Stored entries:
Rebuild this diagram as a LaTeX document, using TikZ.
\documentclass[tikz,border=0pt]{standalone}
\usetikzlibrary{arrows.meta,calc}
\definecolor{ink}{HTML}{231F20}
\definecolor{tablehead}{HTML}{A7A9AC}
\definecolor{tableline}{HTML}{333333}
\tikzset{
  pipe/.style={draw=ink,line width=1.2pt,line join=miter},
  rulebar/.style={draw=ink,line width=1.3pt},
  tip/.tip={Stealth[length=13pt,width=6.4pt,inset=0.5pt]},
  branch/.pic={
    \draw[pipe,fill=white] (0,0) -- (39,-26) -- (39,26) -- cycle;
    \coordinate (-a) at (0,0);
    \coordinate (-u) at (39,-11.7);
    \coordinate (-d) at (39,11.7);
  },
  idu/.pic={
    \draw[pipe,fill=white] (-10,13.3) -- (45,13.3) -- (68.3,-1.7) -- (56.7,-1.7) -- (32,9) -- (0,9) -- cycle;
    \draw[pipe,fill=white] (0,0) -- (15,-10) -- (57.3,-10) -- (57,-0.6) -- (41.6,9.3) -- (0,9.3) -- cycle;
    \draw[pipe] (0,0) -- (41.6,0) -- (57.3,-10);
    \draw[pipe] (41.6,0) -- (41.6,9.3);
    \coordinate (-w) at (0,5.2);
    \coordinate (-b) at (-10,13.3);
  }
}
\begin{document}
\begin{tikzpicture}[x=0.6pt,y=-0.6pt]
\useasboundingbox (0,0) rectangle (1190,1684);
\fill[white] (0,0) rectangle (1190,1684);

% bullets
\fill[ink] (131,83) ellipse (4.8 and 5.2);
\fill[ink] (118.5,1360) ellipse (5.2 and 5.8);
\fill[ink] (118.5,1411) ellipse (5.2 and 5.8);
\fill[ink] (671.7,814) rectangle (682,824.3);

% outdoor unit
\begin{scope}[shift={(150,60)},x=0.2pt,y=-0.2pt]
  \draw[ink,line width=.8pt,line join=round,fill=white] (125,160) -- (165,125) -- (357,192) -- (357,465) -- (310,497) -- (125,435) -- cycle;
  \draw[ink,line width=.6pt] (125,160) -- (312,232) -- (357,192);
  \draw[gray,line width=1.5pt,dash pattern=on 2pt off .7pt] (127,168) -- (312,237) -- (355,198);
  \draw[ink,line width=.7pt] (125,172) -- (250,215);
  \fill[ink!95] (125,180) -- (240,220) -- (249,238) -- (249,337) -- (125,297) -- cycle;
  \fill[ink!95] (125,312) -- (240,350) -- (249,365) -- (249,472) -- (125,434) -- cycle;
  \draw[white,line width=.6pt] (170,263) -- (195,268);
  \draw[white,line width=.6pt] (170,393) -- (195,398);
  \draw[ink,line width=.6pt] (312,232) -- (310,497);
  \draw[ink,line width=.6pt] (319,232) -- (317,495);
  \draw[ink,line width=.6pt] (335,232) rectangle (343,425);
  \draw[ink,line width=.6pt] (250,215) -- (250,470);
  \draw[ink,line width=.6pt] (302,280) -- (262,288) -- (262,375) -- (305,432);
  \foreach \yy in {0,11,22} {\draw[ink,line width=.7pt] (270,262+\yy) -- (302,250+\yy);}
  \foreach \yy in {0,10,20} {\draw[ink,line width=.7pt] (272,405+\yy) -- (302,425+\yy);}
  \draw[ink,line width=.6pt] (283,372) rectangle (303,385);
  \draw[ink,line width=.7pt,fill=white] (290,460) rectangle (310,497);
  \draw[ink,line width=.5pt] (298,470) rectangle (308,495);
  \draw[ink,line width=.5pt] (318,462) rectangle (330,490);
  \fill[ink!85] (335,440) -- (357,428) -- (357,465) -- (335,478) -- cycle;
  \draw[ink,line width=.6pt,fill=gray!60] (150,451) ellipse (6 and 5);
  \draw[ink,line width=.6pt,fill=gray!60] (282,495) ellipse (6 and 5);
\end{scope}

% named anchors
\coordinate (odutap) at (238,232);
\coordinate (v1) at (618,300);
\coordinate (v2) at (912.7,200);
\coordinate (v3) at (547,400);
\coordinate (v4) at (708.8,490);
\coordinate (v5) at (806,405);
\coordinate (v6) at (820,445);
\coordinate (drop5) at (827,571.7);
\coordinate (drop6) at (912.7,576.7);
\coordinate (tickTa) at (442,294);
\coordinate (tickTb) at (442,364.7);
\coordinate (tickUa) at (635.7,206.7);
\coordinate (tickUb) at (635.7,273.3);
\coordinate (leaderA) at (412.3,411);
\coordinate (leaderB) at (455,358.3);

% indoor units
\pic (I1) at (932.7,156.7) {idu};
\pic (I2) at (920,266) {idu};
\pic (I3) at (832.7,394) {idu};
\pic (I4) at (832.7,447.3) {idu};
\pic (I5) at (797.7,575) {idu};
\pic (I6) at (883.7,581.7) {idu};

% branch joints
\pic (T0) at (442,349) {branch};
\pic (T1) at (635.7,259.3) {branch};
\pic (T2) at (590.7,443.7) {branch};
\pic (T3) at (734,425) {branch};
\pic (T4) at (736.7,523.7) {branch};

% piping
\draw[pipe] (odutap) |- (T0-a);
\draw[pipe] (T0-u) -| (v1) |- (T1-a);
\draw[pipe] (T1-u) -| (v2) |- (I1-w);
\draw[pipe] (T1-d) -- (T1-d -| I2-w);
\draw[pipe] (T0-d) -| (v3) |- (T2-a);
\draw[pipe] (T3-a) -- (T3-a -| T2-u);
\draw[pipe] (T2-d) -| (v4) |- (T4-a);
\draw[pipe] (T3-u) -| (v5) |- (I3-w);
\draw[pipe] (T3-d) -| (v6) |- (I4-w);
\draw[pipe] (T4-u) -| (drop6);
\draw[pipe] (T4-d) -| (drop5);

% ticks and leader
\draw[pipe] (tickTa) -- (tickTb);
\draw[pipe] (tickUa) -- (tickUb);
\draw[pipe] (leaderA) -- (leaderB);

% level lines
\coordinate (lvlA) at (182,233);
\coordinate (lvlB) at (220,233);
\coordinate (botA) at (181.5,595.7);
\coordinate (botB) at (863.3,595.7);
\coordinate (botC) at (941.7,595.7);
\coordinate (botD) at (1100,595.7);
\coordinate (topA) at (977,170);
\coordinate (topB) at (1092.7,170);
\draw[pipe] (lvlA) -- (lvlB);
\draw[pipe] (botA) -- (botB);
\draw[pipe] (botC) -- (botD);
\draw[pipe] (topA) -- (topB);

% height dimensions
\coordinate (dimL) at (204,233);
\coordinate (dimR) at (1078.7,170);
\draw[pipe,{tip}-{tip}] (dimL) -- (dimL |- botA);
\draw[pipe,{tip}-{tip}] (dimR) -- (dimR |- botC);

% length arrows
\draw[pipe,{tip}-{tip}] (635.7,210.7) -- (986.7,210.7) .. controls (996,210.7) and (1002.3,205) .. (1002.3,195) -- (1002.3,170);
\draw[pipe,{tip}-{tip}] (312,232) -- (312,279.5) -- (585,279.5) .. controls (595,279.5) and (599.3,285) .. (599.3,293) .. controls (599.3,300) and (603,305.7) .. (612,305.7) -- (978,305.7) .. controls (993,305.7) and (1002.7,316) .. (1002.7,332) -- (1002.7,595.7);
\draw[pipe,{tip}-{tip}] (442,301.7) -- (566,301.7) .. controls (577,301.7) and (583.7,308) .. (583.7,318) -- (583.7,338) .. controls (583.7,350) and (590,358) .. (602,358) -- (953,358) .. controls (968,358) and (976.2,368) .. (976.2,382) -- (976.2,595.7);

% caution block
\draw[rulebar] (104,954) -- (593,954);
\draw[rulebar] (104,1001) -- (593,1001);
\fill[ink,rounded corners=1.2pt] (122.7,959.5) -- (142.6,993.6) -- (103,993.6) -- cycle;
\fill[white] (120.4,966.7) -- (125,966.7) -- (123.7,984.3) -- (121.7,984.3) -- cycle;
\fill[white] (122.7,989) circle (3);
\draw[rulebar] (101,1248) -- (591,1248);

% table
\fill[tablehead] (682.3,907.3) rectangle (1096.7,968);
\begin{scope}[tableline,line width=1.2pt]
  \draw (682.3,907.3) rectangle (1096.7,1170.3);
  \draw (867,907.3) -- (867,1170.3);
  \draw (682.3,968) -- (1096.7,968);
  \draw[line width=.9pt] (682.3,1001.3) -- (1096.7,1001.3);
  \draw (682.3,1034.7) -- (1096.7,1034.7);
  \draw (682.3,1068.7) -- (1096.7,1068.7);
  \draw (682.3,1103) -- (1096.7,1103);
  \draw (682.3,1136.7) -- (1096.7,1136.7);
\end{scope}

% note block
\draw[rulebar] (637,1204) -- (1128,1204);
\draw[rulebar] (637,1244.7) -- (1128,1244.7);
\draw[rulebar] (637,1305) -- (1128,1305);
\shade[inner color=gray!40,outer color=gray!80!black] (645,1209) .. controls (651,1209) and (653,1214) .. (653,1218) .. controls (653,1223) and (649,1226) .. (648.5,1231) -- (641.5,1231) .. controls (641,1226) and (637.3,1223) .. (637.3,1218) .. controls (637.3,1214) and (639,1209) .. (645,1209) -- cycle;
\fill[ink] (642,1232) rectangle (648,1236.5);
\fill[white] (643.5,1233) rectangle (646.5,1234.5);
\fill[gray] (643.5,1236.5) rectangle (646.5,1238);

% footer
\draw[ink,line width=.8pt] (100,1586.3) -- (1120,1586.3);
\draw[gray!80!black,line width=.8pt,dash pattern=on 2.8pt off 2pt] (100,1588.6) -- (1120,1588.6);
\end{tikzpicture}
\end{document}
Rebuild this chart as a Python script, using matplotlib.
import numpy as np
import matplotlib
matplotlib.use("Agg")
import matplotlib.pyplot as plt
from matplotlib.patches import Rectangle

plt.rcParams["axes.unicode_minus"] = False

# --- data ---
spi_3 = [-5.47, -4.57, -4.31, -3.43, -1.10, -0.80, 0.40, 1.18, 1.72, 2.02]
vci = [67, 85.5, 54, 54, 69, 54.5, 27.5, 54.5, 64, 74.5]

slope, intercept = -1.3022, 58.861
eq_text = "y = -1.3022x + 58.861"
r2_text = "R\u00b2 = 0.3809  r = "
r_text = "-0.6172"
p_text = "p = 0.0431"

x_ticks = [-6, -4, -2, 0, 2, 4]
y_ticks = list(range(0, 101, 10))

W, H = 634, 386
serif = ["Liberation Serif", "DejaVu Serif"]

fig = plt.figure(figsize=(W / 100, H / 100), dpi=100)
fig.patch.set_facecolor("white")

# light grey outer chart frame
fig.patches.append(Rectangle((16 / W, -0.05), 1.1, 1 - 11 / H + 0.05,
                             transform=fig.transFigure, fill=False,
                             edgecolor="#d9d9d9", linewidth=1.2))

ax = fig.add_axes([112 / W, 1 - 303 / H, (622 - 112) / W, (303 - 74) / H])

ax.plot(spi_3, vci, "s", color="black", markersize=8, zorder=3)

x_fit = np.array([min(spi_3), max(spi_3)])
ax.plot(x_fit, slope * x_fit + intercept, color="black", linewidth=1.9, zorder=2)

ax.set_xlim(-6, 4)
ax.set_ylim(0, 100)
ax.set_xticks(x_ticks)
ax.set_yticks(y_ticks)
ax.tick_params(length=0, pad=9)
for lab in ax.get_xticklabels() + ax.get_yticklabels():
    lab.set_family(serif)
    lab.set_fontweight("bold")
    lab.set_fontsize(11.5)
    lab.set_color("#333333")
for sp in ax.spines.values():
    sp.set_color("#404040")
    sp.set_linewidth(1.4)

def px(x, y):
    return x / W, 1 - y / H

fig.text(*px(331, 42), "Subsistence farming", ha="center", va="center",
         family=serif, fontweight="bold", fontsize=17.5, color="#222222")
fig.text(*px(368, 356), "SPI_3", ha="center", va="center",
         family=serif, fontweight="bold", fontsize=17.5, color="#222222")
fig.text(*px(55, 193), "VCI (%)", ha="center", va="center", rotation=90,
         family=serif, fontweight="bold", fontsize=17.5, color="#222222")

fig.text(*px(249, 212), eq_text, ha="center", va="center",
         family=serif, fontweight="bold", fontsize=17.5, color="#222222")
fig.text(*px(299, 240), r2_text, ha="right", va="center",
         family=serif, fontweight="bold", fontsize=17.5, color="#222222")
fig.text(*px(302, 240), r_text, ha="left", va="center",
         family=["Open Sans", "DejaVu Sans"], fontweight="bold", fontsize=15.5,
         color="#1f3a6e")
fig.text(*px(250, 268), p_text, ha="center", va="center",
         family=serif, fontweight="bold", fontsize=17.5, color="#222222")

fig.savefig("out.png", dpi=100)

> **Task brief**: Above are the entries; repeat their lines exactly, from the first through the one that contains "(671.7,814) rectangle (682,824.3);".

> **Answer below**:
Rebuild this diagram as a LaTeX document, using TikZ.
\documentclass[tikz,border=0pt]{standalone}
\usetikzlibrary{arrows.meta,calc}
\definecolor{ink}{HTML}{231F20}
\definecolor{tablehead}{HTML}{A7A9AC}
\definecolor{tableline}{HTML}{333333}
\tikzset{
  pipe/.style={draw=ink,line width=1.2pt,line join=miter},
  rulebar/.style={draw=ink,line width=1.3pt},
  tip/.tip={Stealth[length=13pt,width=6.4pt,inset=0.5pt]},
  branch/.pic={
    \draw[pipe,fill=white] (0,0) -- (39,-26) -- (39,26) -- cycle;
    \coordinate (-a) at (0,0);
    \coordinate (-u) at (39,-11.7);
    \coordinate (-d) at (39,11.7);
  },
  idu/.pic={
    \draw[pipe,fill=white] (-10,13.3) -- (45,13.3) -- (68.3,-1.7) -- (56.7,-1.7) -- (32,9) -- (0,9) -- cycle;
    \draw[pipe,fill=white] (0,0) -- (15,-10) -- (57.3,-10) -- (57,-0.6) -- (41.6,9.3) -- (0,9.3) -- cycle;
    \draw[pipe] (0,0) -- (41.6,0) -- (57.3,-10);
    \draw[pipe] (41.6,0) -- (41.6,9.3);
    \coordinate (-w) at (0,5.2);
    \coordinate (-b) at (-10,13.3);
  }
}
\begin{document}
\begin{tikzpicture}[x=0.6pt,y=-0.6pt]
\useasboundingbox (0,0) rectangle (1190,1684);
\fill[white] (0,0) rectangle (1190,1684);

% bullets
\fill[ink] (131,83) ellipse (4.8 and 5.2);
\fill[ink] (118.5,1360) ellipse (5.2 and 5.8);
\fill[ink] (118.5,1411) ellipse (5.2 and 5.8);
\fill[ink] (671.7,814) rectangle (682,824.3);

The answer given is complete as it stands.